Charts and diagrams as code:
+-------+
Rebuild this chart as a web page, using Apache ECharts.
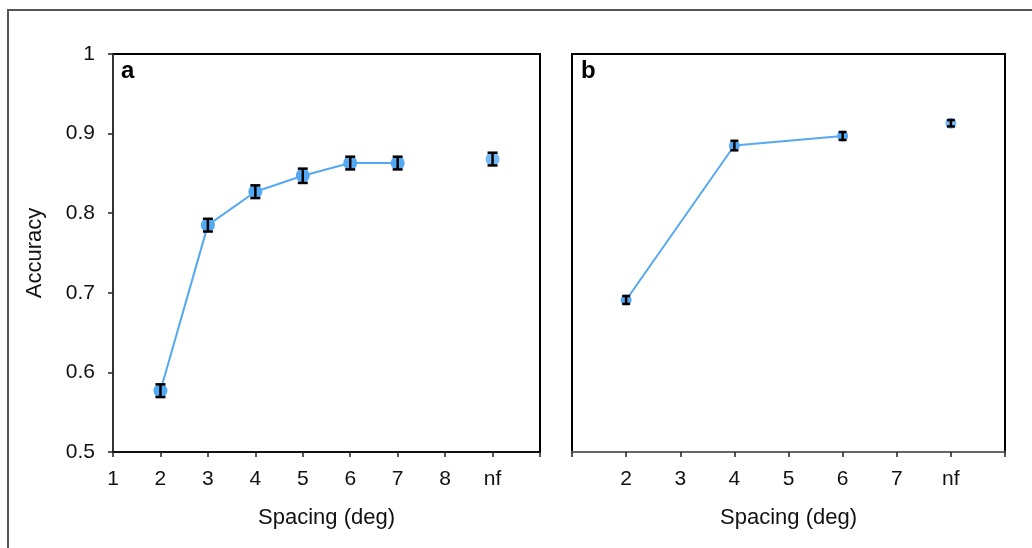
<!DOCTYPE html>
<html>
<head>
<meta charset="utf-8">
<script src="https://cdn.jsdelivr.net/npm/echarts@6/dist/echarts.min.js"></script>
<style>
html,body{margin:0;padding:0;background:#fff;}
#c{width:1032px;height:548px;}
</style>
</head>
<body>
<div id="c"></div>
<script>
// Panel a data
const aX = [2, 3, 4, 5, 6, 7];
const aY = [0.577, 0.785, 0.827, 0.847, 0.863, 0.863];
const aErr = [0.008, 0.008, 0.008, 0.009, 0.008, 0.008];
const aNfX = 9, aNfY = 0.868, aNfErr = 0.008;
// Panel b data
const bX = [2, 4, 6];
const bY = [0.691, 0.885, 0.897];
const bErr = [0.005, 0.006, 0.005];
const bNfX = 8, bNfY = 0.913, bNfErr = 0.004;
// Tick labels
const aTickLabels = {1:'1',2:'2',3:'3',4:'4',5:'5',6:'6',7:'7',8:'8',9:'nf',10:''};
const bTickLabels = {1:'',2:'2',3:'3',4:'4',5:'5',6:'6',7:'7',8:'nf',9:''};

const FONT = '"Liberation Sans", Arial, Helvetica, sans-serif';
const BLUE = '#55a8f2';

function pairs(xs, ys){ return xs.map((x,i)=>[x, ys[i]]); }
function errData(xs, ys, es){ return xs.map((x,i)=>[x, ys[i]-es[i], ys[i]+es[i]]); }

function errSeries(idx, data, cap){
  return {
    type: 'custom', xAxisIndex: idx, yAxisIndex: idx, z: 5,
    data: data,
    renderItem: function(params, api){
      const x = api.value(0);
      const lo = api.coord([x, api.value(1)]);
      const hi = api.coord([x, api.value(2)]);
      const st = {stroke:'#000', lineWidth:2.5};
      return {type:'group', children:[
        {type:'line', shape:{x1:lo[0], y1:lo[1], x2:hi[0], y2:hi[1]}, style:st},
        {type:'line', shape:{x1:lo[0]-cap, y1:lo[1], x2:lo[0]+cap, y2:lo[1]}, style:st},
        {type:'line', shape:{x1:hi[0]-cap, y1:hi[1], x2:hi[0]+cap, y2:hi[1]}, style:st}
      ]};
    }
  };
}

const chart = echarts.init(document.getElementById('c'), null, {renderer:'canvas'});
const xAxisCommon = {
  type:'value', interval:1, splitLine:{show:false},
  axisTick:{show:true, length:5, lineStyle:{color:'#222', width:1.5}},
  axisLabel:{fontFamily:FONT, fontSize:21, color:'#111', margin:17},
  nameLocation:'middle', nameGap:55,
  nameTextStyle:{fontFamily:FONT, fontSize:22, color:'#111'}
};
chart.setOption({
  animation:false,
  backgroundColor:'#fff',
  graphic:[
    {type:'rect', shape:{x:8, y:10, width:1200, height:700}, style:{fill:'none', stroke:'#555', lineWidth:2}, silent:true},
    {type:'text', left:121, top:59, style:{text:'a', font:'bold 24px '+FONT, fill:'#000'}},
    {type:'text', left:581, top:59, style:{text:'b', font:'bold 24px '+FONT, fill:'#000'}}
  ],
  grid:[
    {left:113, top:54, width:427, height:398, show:true, borderColor:'#000', borderWidth:2, backgroundColor:'transparent'},
    {left:572, top:54, width:433, height:398, show:true, borderColor:'#000', borderWidth:2, backgroundColor:'transparent'}
  ],
  xAxis:[
    Object.assign({}, xAxisCommon, {gridIndex:0, min:1, max:10, name:'Spacing (deg)',
      axisLine:{show:true, onZero:false, lineStyle:{color:'#111', width:2}},
      axisLabel:Object.assign({}, xAxisCommon.axisLabel, {formatter:v=>aTickLabels[v] ?? ''})}),
    Object.assign({}, xAxisCommon, {gridIndex:1, min:1, max:9, name:'Spacing (deg)',
      axisLine:{show:true, onZero:false, lineStyle:{color:'#666', width:2}},
      axisLabel:Object.assign({}, xAxisCommon.axisLabel, {formatter:v=>bTickLabels[v] ?? ''})})
  ],
  yAxis:[
    {type:'value', gridIndex:0, min:0.5, max:1, interval:0.1, splitLine:{show:false},
     axisLine:{show:true, lineStyle:{color:'#444', width:1.5}},
     axisTick:{show:true, length:5, lineStyle:{color:'#222', width:1.5}},
     axisLabel:{fontFamily:FONT, fontSize:21, color:'#111', margin:18},
     name:'Accuracy', nameLocation:'middle', nameGap:67, nameRotate:90,
     nameTextStyle:{fontFamily:FONT, fontSize:22, color:'#111'}},
    {type:'value', gridIndex:1, min:0.5, max:1, interval:0.1, splitLine:{show:false},
     axisLine:{show:true, lineStyle:{color:'#000', width:2}},
     axisTick:{show:false}, axisLabel:{show:false}}
  ],
  series:[
    {type:'line', xAxisIndex:0, yAxisIndex:0, data:pairs(aX,aY), symbol:'circle', symbolSize:14,
     lineStyle:{color:BLUE, width:2}, itemStyle:{color:BLUE}, z:3},
    {type:'scatter', xAxisIndex:0, yAxisIndex:0, data:[[aNfX,aNfY]], symbol:'circle', symbolSize:14,
     itemStyle:{color:BLUE}, z:3},
    errSeries(0, errData(aX,aY,aErr).concat([[aNfX,aNfY-aNfErr,aNfY+aNfErr]]), 5),
    {type:'line', xAxisIndex:1, yAxisIndex:1, data:pairs(bX,bY), symbol:'circle', symbolSize:11,
     lineStyle:{color:BLUE, width:2}, itemStyle:{color:BLUE}, z:3},
    {type:'scatter', xAxisIndex:1, yAxisIndex:1, data:[[bNfX,bNfY]], symbol:'circle', symbolSize:11,
     itemStyle:{color:BLUE}, z:3},
    errSeries(1, errData(bX,bY,bErr).concat([[bNfX,bNfY-bNfErr,bNfY+bNfErr]]), 4)
  ]
});
</script>
</body>
</html>
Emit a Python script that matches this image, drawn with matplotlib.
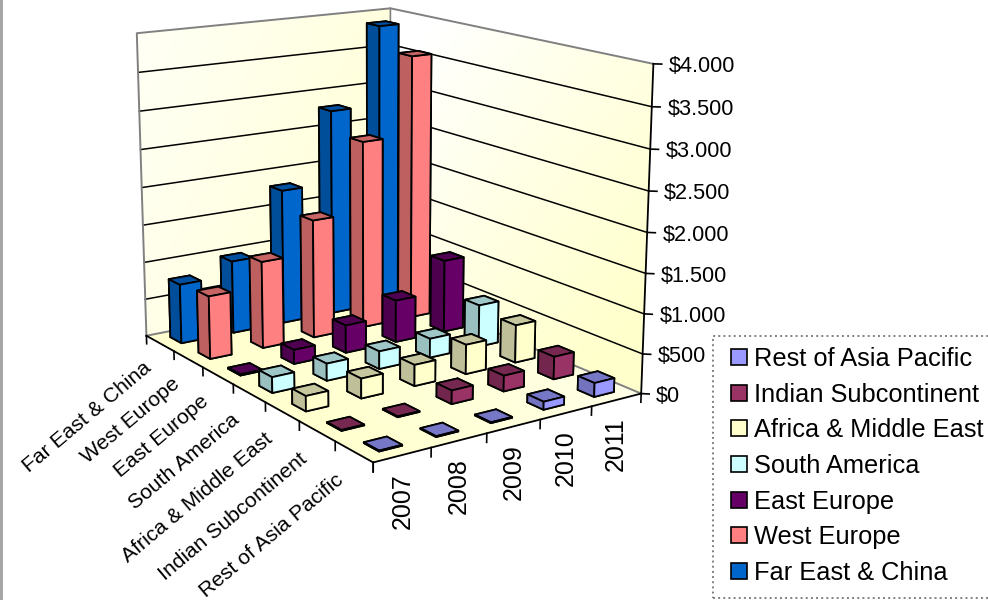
import matplotlib
matplotlib.use("Agg")
import matplotlib.pyplot as plt
import matplotlib.colors as mcolors
import numpy as np
from matplotlib.patches import Patch, Rectangle
from mpl_toolkits.mplot3d import proj3d

plt.rcParams['font.family'] = ['Liberation Sans', 'DejaVu Sans']

W, H = 988, 600

years = ['2007', '2008', '2009', '2010', '2011']
# regions run from the front of the floor to the back
regions = ['Rest of Asia Pacific', 'Indian Subcontinent', 'Africa & Middle East',
           'South America', 'East Europe', 'West Europe', 'Far East & China']
rest_asia = [10, 10, 10, 100, 175]
indian = [10, 10, 170, 200, 290]
africa = [190, 250, 270, 380, 490]
south_america = [200, 220, 230, 250, 555]
east_europe = [15, 185, 365, 560, 970]
west_europe = [825, 1150, 1580, 2520, 3570]
far_east = [790, 975, 1820, 2800, 3870]
series = [rest_asia, indian, africa, south_america, east_europe, west_europe, far_east]
colors = ['#9999FF', '#993366', '#FFFFCC', '#CCFFFF', '#660066', '#FF8080', '#0066CC']
value_ticks = [0, 500, 1000, 1500, 2000, 2500, 3000, 3500, 4000]
value_labels = ['$0', '$500', '$1.000', '$1.500', '$2.000', '$2.500', '$3.000', '$3.500', '$4.000']

nx, ny, zmax = len(years), len(regions), value_ticks[-1]

fig = plt.figure(figsize=(W / 100, H / 100), dpi=100)
fig.patch.set_facecolor('white')

# camera fitted by hand, rect given in pixels from the top left
left, top, side = 70.56, -86.83, 608.04
ax = fig.add_axes([left / W, 1 - (top + side) / H, side / W, side / H], projection='3d')
ax.patch.set_alpha(0)
ax.view_init(14.3545, -124.3674, -0.0543)
ax.set_proj_type('persp', focal_length=0.572)
ax.set_box_aspect((1, 1.3694, 1.0317))
ax.set_axis_off()
ax.computed_zorder = False
ax.set_xlim(0, nx)
ax.set_ylim(0, ny)
ax.set_zlim(0, zmax)
proj = ax.get_proj()


def shade(c, k):
    return tuple(np.array(mcolors.to_rgb(c)) * k)


def fade(t):
    # white to pale yellow
    t = np.clip(t, 0, 1)
    rgb = np.ones(t.shape + (4,))
    rgb[..., 2] = 1 - t * 0.2
    return rgb


def label(x, y, z, s, **kw):
    # Text3D ignores rotation, so place the text in the 2d view plane instead
    vx, vy, _ = proj3d.proj_transform(x, y, z, proj)
    ax.text2D(vx, vy, s, transform=ax.transData, zorder=4, clip_on=False, **kw)


n = 60
u = np.linspace(0, 1, n + 1)
v = np.linspace(0, 1, n + 1)
uu, vv = np.meshgrid(u, v)
cu, cv = np.meshgrid((u[:-1] + u[1:]) / 2, (v[:-1] + v[1:]) / 2)

# left wall, floor and right wall with their gradients
ax.plot_surface(uu * nx, np.full_like(uu, ny), vv * zmax, facecolors=fade(0.2 + 0.45 * cu + 0.25 * (1 - cv)),
                shade=False, linewidth=0, antialiased=False, rstride=1, cstride=1, zorder=1)
ax.plot_surface(np.full_like(uu, nx), (1 - uu) * ny, vv * zmax, facecolors=fade(0.75 * cu + 0.55 * (1 - cv) - 0.15),
                shade=False, linewidth=0, antialiased=False, rstride=1, cstride=1, zorder=1)
ax.plot_surface(uu * nx, vv * ny, np.zeros_like(uu), facecolors=fade(0.95 - 0.5 * cu * (1 - cv)),
                shade=False, linewidth=0, antialiased=False, rstride=1, cstride=1, zorder=1)

# gridlines on both walls
for z in value_ticks[1:-1]:
    ax.plot([0, nx, nx], [ny, ny, 0], [z, z, z], color='black', lw=1.1, zorder=2)
# wall outline
ax.plot([0, 0, nx, nx], [ny, ny, ny, 0], [0, zmax, zmax, zmax], color='#808080', lw=1.4, zorder=2)
ax.plot([nx, nx], [ny, ny], [0, zmax], color='#808080', lw=1.2, zorder=2)
ax.plot([0, nx, nx], [ny, ny, 0], [0, 0, 0], color='#808080', lw=1.4, zorder=2)
# value axis and floor edges in black
ax.plot([nx, nx], [0, 0], [0, zmax], color='black', lw=1.3, zorder=2)
ax.plot([0, 0, nx], [ny, 0, 0], [0, 0, 0], color='black', lw=1.3, zorder=2)

# tick marks and labels
for z, text in zip(value_ticks, value_labels):
    ax.plot([nx, nx + 0.09], [0, -0.085], [z, z], color='black', lw=1.2, zorder=2)
    label(nx + 0.17, -0.16, z - 25, text, fontsize=15.6, ha='left', va='center')
for j in range(ny + 1):
    ax.plot([0, 0], [j, j], [0, -110], color='black', lw=1.2, zorder=2)
for i in range(nx + 1):
    ax.plot([i, i], [0, 0], [0, -110], color='black', lw=1.2, zorder=2)
for j, name in enumerate(regions):
    label(-0.22, j + 0.5, -270, name, fontsize=15.2, ha='right', va='center',
          rotation=40, rotation_mode='anchor')
for i, year in enumerate(years):
    label(i + 0.5, 0, -215, year, fontsize=18, ha='center', va='top', rotation=90)

# bars, back row first
for j in range(ny - 1, -1, -1):
    for i in range(nx - 1, -1, -1):
        bright, dark, cap = colors[j], shade(colors[j], 0.75), shade(colors[j], 0.78)
        ax.bar3d(i + 0.3, j + 0.3, 0, 0.4, 0.4, series[j][i], shade=False,
                 color=[cap, cap, bright, dark, dark, bright], edgecolor='black',
                 linewidth=1.3, zorder=5 + (ny - j) * 10 + (nx - i))

ax.set_xlim(0, nx)
ax.set_ylim(0, ny)
ax.set_zlim(0, zmax)

# legend box with a dotted outline
fig.add_artist(Rectangle((712.5 / W, 1 - 597.5 / H), 290 / W, 262 / H, transform=fig.transFigure,
                         facecolor='white', edgecolor='#808080', linestyle=':', linewidth=1.4, zorder=20))
handles = [Patch(facecolor=c, edgecolor='black', linewidth=1.2) for c in colors]
leg = fig.legend(handles, regions, loc='upper left', bbox_to_anchor=(731 / W, 1 - 347 / H),
                 frameon=False, fontsize=18.3, handlelength=0.62, handleheight=0.6,
                 handletextpad=0.3, labelspacing=0.458, borderpad=0, borderaxespad=0)
leg.set_zorder(21)

# thin grey border on the left side
fig.add_artist(Rectangle((0, 0), 2.5 / W, 1, transform=fig.transFigure, facecolor='#a6a6a6', edgecolor='none'))

fig.savefig('out.png', dpi=100)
+-------+
- SET TASK -
Pictures excluded, retype exactly the lines running from the one with "Emit a Python" through the one with "proj = ax.get_proj()". Include both end lines and nothing more.

- WORKED SOLUTION -
Emit a Python script that matches this image, drawn with matplotlib.
import matplotlib
matplotlib.use("Agg")
import matplotlib.pyplot as plt
import matplotlib.colors as mcolors
import numpy as np
from matplotlib.patches import Patch, Rectangle
from mpl_toolkits.mplot3d import proj3d

plt.rcParams['font.family'] = ['Liberation Sans', 'DejaVu Sans']

W, H = 988, 600

years = ['2007', '2008', '2009', '2010', '2011']
# regions run from the front of the floor to the back
regions = ['Rest of Asia Pacific', 'Indian Subcontinent', 'Africa & Middle East',
           'South America', 'East Europe', 'West Europe', 'Far East & China']
rest_asia = [10, 10, 10, 100, 175]
indian = [10, 10, 170, 200, 290]
africa = [190, 250, 270, 380, 490]
south_america = [200, 220, 230, 250, 555]
east_europe = [15, 185, 365, 560, 970]
west_europe = [825, 1150, 1580, 2520, 3570]
far_east = [790, 975, 1820, 2800, 3870]
series = [rest_asia, indian, africa, south_america, east_europe, west_europe, far_east]
colors = ['#9999FF', '#993366', '#FFFFCC', '#CCFFFF', '#660066', '#FF8080', '#0066CC']
value_ticks = [0, 500, 1000, 1500, 2000, 2500, 3000, 3500, 4000]
value_labels = ['$0', '$500', '$1.000', '$1.500', '$2.000', '$2.500', '$3.000', '$3.500', '$4.000']

nx, ny, zmax = len(years), len(regions), value_ticks[-1]

fig = plt.figure(figsize=(W / 100, H / 100), dpi=100)
fig.patch.set_facecolor('white')

# camera fitted by hand, rect given in pixels from the top left
left, top, side = 70.56, -86.83, 608.04
ax = fig.add_axes([left / W, 1 - (top + side) / H, side / W, side / H], projection='3d')
ax.patch.set_alpha(0)
ax.view_init(14.3545, -124.3674, -0.0543)
ax.set_proj_type('persp', focal_length=0.572)
ax.set_box_aspect((1, 1.3694, 1.0317))
ax.set_axis_off()
ax.computed_zorder = False
ax.set_xlim(0, nx)
ax.set_ylim(0, ny)
ax.set_zlim(0, zmax)
proj = ax.get_proj()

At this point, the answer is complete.